In his oral evidence, Mr Routh also referred to the relativity of values applied to other lands in the area. To the smaller properties of from 1 ha to 1.3 ha fronting Limerick Drive, he had applied unimproved values of between $60,000 and $70,000. To the 31.81 ha block to the south, he had applied $180,000, because it was not quite as steep and although more broken, would be a more useful block. He had valued a 20 ha block to the south-west of the subject land at $172,500 because it was higher in elevation and had even better views. Other adjoining land had been valued as land used for farming purposes and therefore not comparable.
In addition to his evidence, Mr Peckover tended a statement by Mr WG Zastrow, of Countryman Real Estate at Canungra. For what it was worth, Mr Zastrow's statement was to the effect that the real estate market in the Canungra had been very flat during the last two years and had actually decreased. However, as Mr Zastrow was not called to give evidence, to swear to the truth of the statement and to be cross-examined as to its validity, I can give little weight to his statement, particularly in the light of the evidence produced by Mr Routh.
Mr Peckover also referred to the sale of Lot 26, adjoining Mr Routh’s Sale No. 1, in May 1995 for $85,000 for 39.08 ha. However, Mr Routh said that it was part of the sale of an aggregation of land from the Moriarty family in circumstances where the land was leased back to the purchasers.

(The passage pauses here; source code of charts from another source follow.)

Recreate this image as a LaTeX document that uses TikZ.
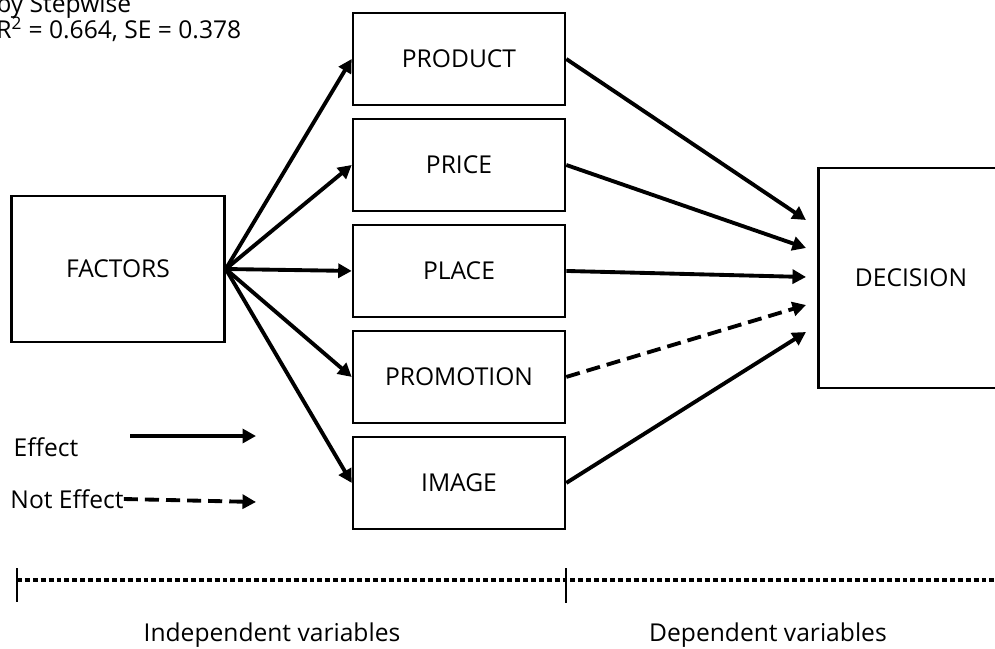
\documentclass[tikz,border=0pt]{standalone}
\usepackage{fontspec}
\setmainfont{Open Sans}
\usetikzlibrary{positioning,arrows.meta}

\begin{document}
\begin{tikzpicture}[x=0.02cm, y=-0.02cm, node distance=2.12cm, auto,
        >={Triangle[length=0.27cm,width=0.28cm]},
        font=\fontsize{14}{16}\selectfont,
        varbox/.style={draw, rectangle, line width=1.5pt, minimum width=4.24cm, minimum height=1.84cm},
        link/.style={->, line width=2.2pt},
        nolink/.style={link, dash pattern=on 8pt off 4pt}]
        \useasboundingbox (0,0) rectangle (995,649);

        % stepwise result
        \node[anchor=west, align=left, inner sep=0pt] (stats) at (-4,18) {by Stepwise\\[-1pt]R\textsuperscript{2} = 0.664, SE = 0.378};

        \node[varbox, minimum width=4.26cm, minimum height=2.92cm] (factors) at (118,269) {FACTORS};
        \node[varbox] (product) at (459,59) {PRODUCT};
        \node[varbox, below of=product] (price) {PRICE};
        \node[varbox, below of=price] (place) {PLACE};
        \node[varbox, below of=place] (promotion) {PROMOTION};
        \node[varbox, below of=promotion] (image) {IMAGE};
        \node[varbox, minimum width=3.7cm, minimum height=4.4cm] (decision) at (911,278) {DECISION};

        \coordinate (d1) at (806,220);
        \coordinate (d2) at (806,248);
        \coordinate (d3) at (806,277);
        \coordinate (d4) at (806,305);
        \coordinate (d5) at (806,332);

        \draw[link] (factors.east) -- (product.west);
        \draw[link] (factors.east) -- (price.west);
        \draw[link] (factors.east) -- (place.west);
        \draw[link] (factors.east) -- (promotion.west);
        \draw[link] (factors.east) -- (image.west);

        \draw[link] (product.east) -- (d1);
        \draw[link] (price.east) -- (d2);
        \draw[link] (place.east) -- (d3);
        \draw[nolink] (promotion.east) -- (d4);
        \draw[link] (image.east) -- (d5);

        % legend
        \node[inner sep=0pt] (effect) at (46,447) {Effect};
        \node[inner sep=0pt] (noeffect) at (67,499) {Not Effect};
        \coordinate (e1) at (130,436);
        \coordinate (e2) at (256,436);
        \coordinate (n2) at (256,502);
        \draw[link] (e1) -- (e2);
        \draw[nolink] (noeffect.east) -- (n2);

        % variable groups
        \coordinate (t1) at (17,568);
        \coordinate (t2) at (566,568);
        \coordinate (lineend) at (1000,580);
        \draw[line width=1pt] (t1) -- ++(0,34);
        \draw[line width=1pt] (t2) -- ++(0,35);
        \draw[line width=2.3pt, dash pattern=on 2.8pt off 1.7pt] (t1 |- lineend) -- (lineend);
        \node (indep) at (272,635) {Independent variables};
        \node (dep) at (768,635) {Dependent variables};
    \end{tikzpicture}
\end{document}
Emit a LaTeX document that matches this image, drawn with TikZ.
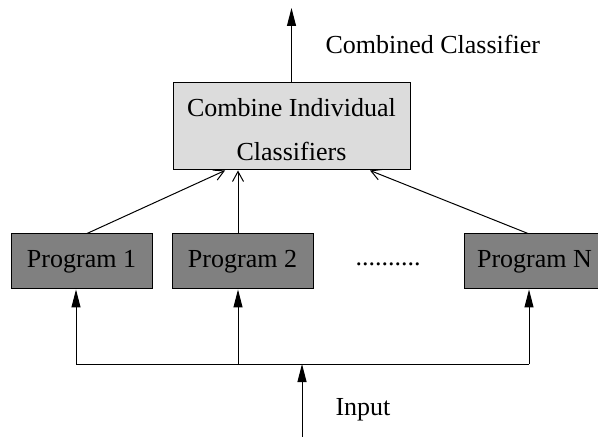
\documentclass[tikz,border=0pt]{standalone}
\usepackage{fontspec}
\setmainfont{Liberation Serif}
\usetikzlibrary{arrows.meta,calc}
\definecolor{combgray}{HTML}{DCDCDC}
\definecolor{proggray}{HTML}{808080}
\tikzset{
    prog/.style={draw, fill=proggray, minimum width=70.5pt, minimum height=27.5pt, inner sep=0pt},
    combbox/.style={draw, fill=combgray, minimum width=118.5pt, minimum height=43.5pt, inner sep=0pt, align=center},
    solidtip/.style={-{Triangle[length=9pt,width=4.5pt]}},
    opentip/.style={-{Straight Barb[length=5pt,width=5.5pt]}}
}
\begin{document}
\begin{tikzpicture}[x=0.5pt, y=-0.5pt, line width=0.5pt, font=\fontsize{13}{22}\selectfont]
    \useasboundingbox (0,0) rectangle (598,437);

    % 合并模块
    \node[combbox] (comb) at (291.5,126.5) {\rule{0pt}{12.5pt}Combine Individual\\Classifiers};

    % 各个程序
    \node[prog] (p1) at (81.5,261.5) {Program 1};
    \node[prog] (p2) at (242.5,261.5) {Program 2};
    \node[prog] (pN) at (534.5,261.5) {Program N};
    \node[anchor=base] (dots) at (388,266) {..........};

    % 输出与输入
    \coordinate (result) at (291.5,8);
    \draw[solidtip] (comb.north) -- (result);
    \node[anchor=west, inner sep=0pt] (outlabel) at (325,44) {Combined Classifier};

    \coordinate (src) at (302,437);
    \coordinate (split) at (302,364);
    \draw[solidtip] (src) -- (split);
    \node[anchor=west, inner sep=0pt] (inlabel) at (335,410) {Input};

    % 分支线
    \coordinate (b1) at (76,364);
    \coordinate (b2) at (238,364);
    \coordinate (bN) at (529,364);
    \draw (b1) -- (bN);
    \draw[solidtip] (b1) -- (b1 |- p1.south);
    \draw[solidtip] (b2) -- (b2 |- p2.south);
    \draw[solidtip] (bN) -- (bN |- pN.south);

    % 程序到合并模块
    \draw[opentip] ($(p1.north)+(5.5,0)$) -- ($(comb.south)+(-66.5,0)$);
    \draw[opentip] ($(p2.north)+(-4.5,0)$) -- ($(comb.south)+(-53.5,0)$);
    \draw[opentip] ($(pN.north)+(-6.5,0)$) -- ($(comb.south)+(78.5,0)$);
\end{tikzpicture}
\end{document}
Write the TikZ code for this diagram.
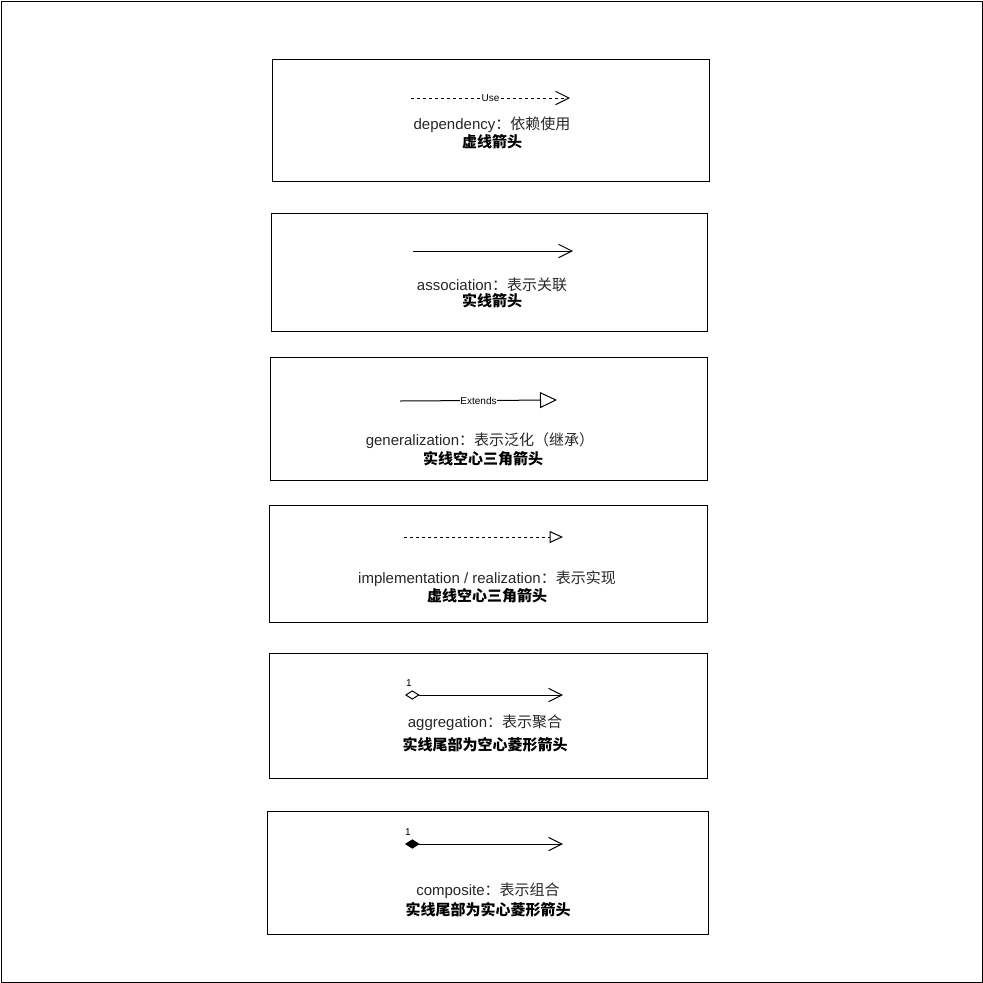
\documentclass[tikz,border=0pt]{standalone}
\usepackage{fontspec}
\setmainfont{Liberation Sans}
\newfontfamily\cjk{Noto Sans CJK SC}
\usetikzlibrary{arrows.meta}

\tikzset{
  frame/.style={draw,line width=0.75pt},
  txt/.style={font=\fontsize{11.25}{13}\selectfont,inner sep=0pt,text=black!85},
  kind/.style={font=\fontsize{11.25}{13}\selectfont\cjk\bfseries,inner sep=0pt},
  tag/.style={font=\fontsize{7.5}{9}\selectfont,fill=white,inner sep=0.6pt},
  link/.style={line width=0.75pt},
  dashline/.style={dash pattern=on 2.25pt off 2.25pt},
  barb/.style={-{Straight Barb[length=10pt,width=10pt]}}
}

\begin{document}
\begin{tikzpicture}[x=0.75pt,y=-0.75pt]
  \useasboundingbox (0,0) rectangle (983,983);
  \draw[line width=0.75pt] (1,1) rectangle (982,982);

  % frames
  \draw[frame] (272,59) rectangle (709,181);
  \draw[frame] (271,213) rectangle (707,331);
  \draw[frame] (270,357) rectangle (707,480);
  \draw[frame] (269,505) rectangle (707,622);
  \draw[frame] (269,653) rectangle (707,778);
  \draw[frame] (267,811) rectangle (708,934);

  % dependency
  \coordinate (dep1) at (411,98);
  \coordinate (dep2) at (570,98);
  \draw[link,dashline,barb] (dep1) -- node[tag] {Use} (dep2);
  \node (deptxt) at (492,125) [txt] {dependency{\cjk ：依赖使用}};
  \node (depkind) at (492,142) [kind] {虚线箭头};

  % association
  \coordinate (asc1) at (413,251);
  \coordinate (asc2) at (573,251);
  \draw[link,barb] (asc1) -- (asc2);
  \node (asctxt) at (492,285) [txt] {association{\cjk ：表示关联}};
  \node (asckind) at (492,301) [kind] {实线箭头};

  % generalization
  \coordinate (gen1) at (400,401);
  \coordinate (gen2) at (557,400);
  \draw[link,-{Triangle[open,length=12.75pt,width=12pt]}] (gen1) -- node[tag] {Extends} (gen2);
  \node (gentxt) at (480,441) [txt] {generalization{\cjk ：表示泛化（继承）}};
  \node (genkind) at (483,459) [kind] {实线空心三角箭头};

  % realization
  \coordinate (imp1) at (404,537);
  \coordinate (imp2) at (563,537);
  \draw[link,dashline,-{Triangle[open,length=10pt,width=9pt]}] (imp1) -- (imp2);
  \node (imptxt) at (487,579) [txt] {implementation / realization{\cjk ：表示实现}};
  \node (impkind) at (487,596) [kind] {虚线空心三角箭头};

  % aggregation
  \coordinate (agg1) at (405,695);
  \coordinate (agg2) at (563,695);
  \draw[link,{Diamond[open,length=11pt,width=7pt]}-{Straight Barb[length=10pt,width=10pt]}] (agg1) -- (agg2);
  \node (aggone) at (409,683) [font=\fontsize{7.5}{9}\selectfont,inner sep=0pt] {1};
  \node (aggtxt) at (485,723) [txt] {aggregation{\cjk ：表示聚合}};
  \node (aggkind) at (485,745) [kind] {实线尾部为空心菱形箭头};

  % composite
  \coordinate (cmp1) at (405,844);
  \coordinate (cmp2) at (563,844);
  \draw[link,{Diamond[length=11pt,width=7pt]}-{Straight Barb[length=10pt,width=10pt]}] (cmp1) -- (cmp2);
  \node (cmpone) at (408,832) [font=\fontsize{7.5}{9}\selectfont,inner sep=0pt] {1};
  \node (cmptxt) at (488,891) [txt] {composite{\cjk ：表示组合}};
  \node (cmpkind) at (488,910) [kind] {实线尾部为实心菱形箭头};
\end{tikzpicture}
\end{document}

After considering the whole of the evidence, including the relativity of values applied to surrounding properties by Mr Routh, I have come to the conclusion that the subject land is unique in a number of ways. It appears to be the last property in an estate where the better land was subdivided along road frontages. It was therefore left with a long access handle with a narrow frontage to Limerick Drive, opening out to an irregular shaped parcel which included a homesite towards the middle of the property on a higher terrace. However, the terrain made construction of an access road difficult and expensive. The circuitous route along the access handle towards the northern boundary and then back to the house site, which is clearly shown on the aerial photograph exhibit, indicates this difficulty. Mr Peckover said that concrete tracks had to be constructed in places which would otherwise prove impassable. Despite Mr Peckover's intention to run cattle on the property, at this stage the land must be considered as having a highest and best use as a rural homesite. It is clear from the evidence that there are good views from the most appropriate homesite. However, considering the ruggedness of the terrain and the difficulty of gaining access to the homesite, it might well be an unattractive proposition to most purchasers. Mr Routh said that the homesite area is attractive because of its views and the fact that it is away from other people. Although it would be physically possible to build a home on the hatchet handle towards the Limerick Drive frontage, to do so would be to deny enjoyment of the land’s best features.
While I can understand Mr Routh's reasoning to apply 15% increase to the subject land based on the sales which he had available, I feel that in all the circumstances a further allowance should be made for the particular disabilities suffered by the land. Therefore, I propose to make a further allowance of $9,000 to recognise those disabilities.
Accordingly, the appeal is allowed, the valuation of the Chief Executive is set aside and the unimproved value of the subject land is determined at One Hundred and Fifteen Thousand Dollars ($115,000).